与传统的整数阶黏滞波动方程相比,分数阶拉普拉斯算子黏滞方程能更准确地匹配目前广泛使用的常Q模型,而且分数阶黏滞波动方程中控制振幅衰减和相位变化的算子是显式分离的,这对于发展稳定的衰减补偿逆时偏移算法至关重要。首先基于时间域二阶位移形式的常分数阶拉普拉斯算子黏滞声波方程,推导了一阶速度-压力形式常分数阶拉普拉斯算子黏滞声波方程;为了模拟更加真实的振幅变化信息,在新的黏滞声波方程中考虑了密度空变的影响;为了避免由傅里叶变换的周期性而引入的虚假反射,提出了一种适用于分数阶黏滞声波方程的卷积型完全匹配层(CPML)吸收边界加载方法;最后采用交错网格伪谱法进行数值模拟。均匀介质中数值解与解析解的对比证实了该一阶速度-压力常分数阶黏滞声波方程能准确描述常Q模型,BP盐丘模型的地震波场模拟结果证实了其对复杂介质的适用性。
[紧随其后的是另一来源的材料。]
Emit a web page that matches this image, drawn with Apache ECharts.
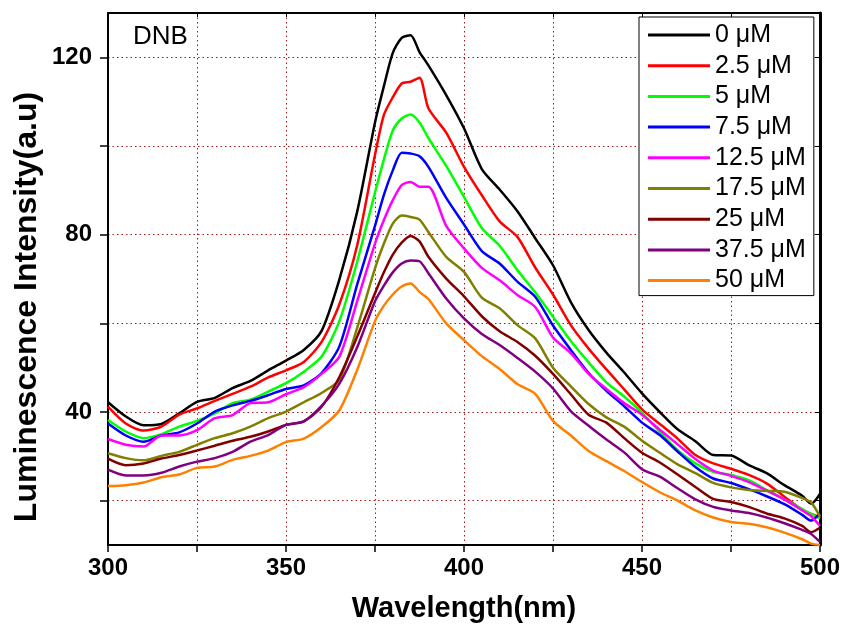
<!DOCTYPE html>
<html>
<head>
<meta charset="utf-8">
<script src="https://cdn.jsdelivr.net/npm/echarts@6/dist/echarts.min.js"></script>
<style>
html,body{margin:0;padding:0;background:#fff;}
#c{width:846px;height:628px;}
</style>
</head>
<body>
<div id="c"></div>
<script>
// ---- data ----
const wavelengths = [300,305,310,315,320,325,330,335,340,345,350,355,360,365,370,375,377.5,380,382.5,385,387.5,390,395,400,405,410,415,420,425,430,435,440,445,450,455,460,465,470,475,480,485,490,495,497.5,500];

const seriesNames = ['0 μM','2.5 μM','5 μM','7.5 μM','12.5 μM','17.5 μM','25 μM','37.5 μM','50 μM'];
const seriesColors = ['#000000','#ff0000','#00ff00','#0000ff','#ff00ff','#808000','#800000','#800080','#ff8000'];

const c0 = [42.2,39.0,37.0,37.3,39.7,42.3,43.2,45.4,47.0,49.4,51.6,54.0,58.3,69.9,85.2,105.3,113.5,121.0,124.4,125.0,121.2,118.2,111.5,104.0,94.8,90.2,85.3,79.2,73.1,64.8,58.5,53.4,48.9,44.2,40.0,36.1,33.4,30.3,30.2,28.0,26.2,23.5,21.1,19.3,21.5];
const c2_5 = [41.2,37.4,35.8,36.7,39.4,40.8,42.5,44.1,45.7,47.8,49.4,51.3,55.8,64.3,77.6,98.0,107.0,111.0,114.1,114.5,115.4,108.5,103.0,95.3,88.9,83.0,79.5,72.6,66.5,59.6,54.3,49.6,45.1,40.6,37.3,34.0,30.3,28.4,27.2,25.8,23.9,20.9,18.0,17.0,16.2];
const c5 = [38.2,35.6,34.1,35.0,36.7,38.0,39.7,42.0,42.8,44.6,46.5,49.1,52.5,60.5,73.9,89.5,97.0,103.5,106.2,107.1,105.3,101.8,95.5,88.5,81.5,77.5,72.0,67.0,61.5,56.0,51.2,46.7,43.5,39.8,35.5,31.4,28.4,26.5,25.8,24.6,22.4,20.3,18.1,17.0,16.0];
const c7_5 = [37.4,34.7,33.3,34.7,35.4,37.4,40.1,41.5,42.5,43.8,45.2,46.0,48.8,54.8,68.8,82.0,89.0,94.5,98.5,98.3,97.7,95.3,88.3,82.3,76.3,73.5,69.4,66.0,59.5,54.0,48.8,44.8,41.3,37.6,34.8,31.1,27.6,25.0,24.0,22.6,21.0,19.2,16.8,15.5,17.2];
const c12_5 = [33.9,32.6,32.2,34.7,34.7,35.9,38.6,39.3,42.0,42.2,44.0,45.6,48.6,52.5,65.0,78.0,83.3,87.8,91.2,91.9,90.8,90.8,82.0,76.9,72.5,69.7,66.4,63.7,56.8,53.3,48.6,45.2,42.0,39.4,36.0,32.7,29.4,26.8,25.6,24.2,22.3,20.3,17.8,16.5,14.3];
const c17_5 = [30.7,29.6,29.1,30.1,31.0,32.6,34.1,35.2,36.7,38.6,40.1,42.2,44.3,47.3,59.0,72.4,78.0,82.5,84.3,84.0,83.4,80.6,75.0,71.6,65.8,63.4,59.6,56.6,50.0,45.8,41.8,38.8,36.7,33.5,30.8,28.2,26.2,24.0,23.0,22.4,22.2,22.0,20.6,19.6,16.4];
const c25 = [29.5,28.0,28.4,29.5,30.3,31.3,32.4,33.5,34.4,35.6,37.1,37.9,41.2,47.9,57.0,66.8,71.5,75.5,78.2,79.7,78.5,75.0,70.1,66.1,61.6,58.2,55.8,52.7,48.6,44.0,39.4,37.6,34.1,30.8,28.6,25.9,23.1,20.4,19.7,18.6,17.1,16.0,14.3,12.9,13.9];
const c37_5 = [27.0,25.7,25.7,26.3,27.7,28.8,29.6,31.0,33.3,34.8,37.1,37.9,41.4,46.4,54.6,65.0,68.5,71.5,73.5,74.2,74.0,71.3,65.6,61.1,57.6,55.1,52.2,49.1,45.3,40.2,36.9,33.8,30.9,27.1,25.4,22.8,20.3,18.6,17.8,17.2,16.2,14.9,13.4,12.5,10.7];
const c50 = [23.3,23.5,24.1,25.3,25.9,27.4,27.7,29.2,30.1,31.3,33.2,34.0,36.6,40.4,49.5,60.5,64.0,66.5,68.3,69.0,67.1,65.5,60.0,56.2,52.6,49.7,46.3,44.1,38.0,34.7,31.2,28.9,26.7,24.2,21.9,20.0,17.8,16.2,15.2,14.8,14.0,12.8,11.3,10.3,10.0];

const allValues = [c0,c2_5,c5,c7_5,c12_5,c17_5,c25,c37_5,c50];

const xMin = 300, xMax = 500, xStep = 25, xLabelStep = 50;
const yMin = 10, yMax = 130, yLabelStep = 40;
const plotTitle = 'DNB';
const xTitle = 'Wavelength(nm)';
const yTitle = 'Luminescence Intensity(a.u)';

// ---- chart ----
const chart = echarts.init(document.getElementById('c'), null, {renderer:'canvas'});
const FONT = 'Liberation Sans, Arial, Helvetica, sans-serif';
const gridColor = '#a01818';

const series = allValues.map((vals, i) => ({
  name: seriesNames[i],
  type: 'line',
  data: wavelengths.map((w, j) => [w, vals[j]]),
  showSymbol: false,
  symbol: 'none',
  smooth: 0.25,
  lineStyle: {color: seriesColors[i], width: 2.5},
  itemStyle: {color: seriesColors[i]},
  emphasis: {disabled: true},
  z: 3
}));

chart.setOption({
  animation: false,
  backgroundColor: '#fff',
  grid: {left: 108, right: 26, top: 13, bottom: 81, containLabel: false},
  xAxis: [{
    type: 'value', min: xMin, max: xMax, interval: xStep,
    axisLine: {show: true, onZero: false, lineStyle: {color: '#000', width: 2}},
    axisTick: {show: true, inside: false, length: 7, lineStyle: {color: '#000', width: 1.5}},
    axisLabel: {
      margin: 11, color: '#000', fontFamily: FONT, fontWeight: 'bold', fontSize: 24,
      formatter: v => (v % xLabelStep === 0 ? String(v) : '')
    },
    splitLine: {show: true, lineStyle: {color: gridColor, width: 1, type: [1.5, 3]}},
    name: xTitle, nameLocation: 'middle', nameGap: 49,
    nameTextStyle: {color: '#000', fontFamily: FONT, fontWeight: 'bold', fontSize: 29}
  }, {
    type: 'value', position: 'top', min: xMin, max: xMax, interval: xStep,
    axisLine: {show: true, onZero: false, lineStyle: {color: '#000', width: 2}},
    axisTick: {show: true, inside: true, length: 4, lineStyle: {color: '#000', width: 1}},
    axisLabel: {show: false}, splitLine: {show: false}
  }],
  yAxis: [{
    type: 'value', min: yMin, max: yMax, splitNumber: 6,
    axisLine: {show: true, onZero: false, lineStyle: {color: '#000', width: 2}},
    axisTick: {show: true, inside: false, length: 8, lineStyle: {color: '#000', width: 1.5}},
    axisLabel: {
      margin: 16, color: '#000', fontFamily: FONT, fontWeight: 'bold', fontSize: 24,
      showMinLabel: false, showMaxLabel: false,
      formatter: v => (v % yLabelStep === 0 ? String(v) : '')
    },
    splitLine: {show: true, lineStyle: {color: gridColor, width: 1, type: [1.5, 3]}}
  }, {
    type: 'value', position: 'right', min: yMin, max: yMax, splitNumber: 6,
    axisLine: {show: true, onZero: false, lineStyle: {color: '#000', width: 3}},
    axisTick: {show: true, inside: true, length: 5, lineStyle: {color: '#000', width: 1}},
    axisLabel: {show: false}, splitLine: {show: false}
  }],
  legend: {
    orient: 'vertical', left: 639, top: 17,
    data: seriesNames.map(n => ({name: n, icon: 'rect'})),
    itemWidth: 62, itemHeight: 3, itemGap: 4.7,
    padding: [5, 8, 2, 9],
    backgroundColor: '#fff', borderColor: '#000', borderWidth: 1,
    textStyle: {color: '#000', fontFamily: FONT, fontSize: 25, lineHeight: 26},
    selectedMode: false
  },
  graphic: [{
    type: 'text', left: 133, top: 24, z: 10,
    style: {text: plotTitle, font: '26px ' + FONT, fill: '#000'}
  }, {
    type: 'text', x: 27, y: 307, rotation: Math.PI / 2, z: 10,
    style: {text: yTitle, font: 'bold 32px ' + FONT, fill: '#000',
      textAlign: 'center', textVerticalAlign: 'middle', align: 'center', verticalAlign: 'middle'}
  }],
  series: series
});
</script>
</body>
</html>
We develop a viscoacoustic wave equation with fractional-order Laplacians,which is better than the traditional integral-order viscoacoustic equation because the new equation more accurately describes the widely used constant-Q model.The operators related to amplitude attenuation and phase change are explicitly independent of each other,which is important for the robust reverse time migration with attenuation compensation.We formulate the first-order velocity-pressure viscoacoustic wave equation with the constant fractional-order Laplacians based on the second-order displacement viscoacoustic equation with the constant fractional-order Laplacians in time domain.To better model amplitude variation,space-varying density is involved in the new equation.To avoid spurious reflections caused by the periodicity of the Fourier transform,a convolutional perfectly matched layer(CPML)is employed as the absorbing boundary for the fractional-order Laplacian viscoacoustic equation.Numerical simulations are fulfilled using staggered-mesh pseudo-spectral method.We compare the numerical solution with the analytic solution for the homogeneous medium,and we find the new equation accurately describes the constant-Q model.We also verify its feasibility for complicated media through seismic wave field simulation using the BP salt dome model.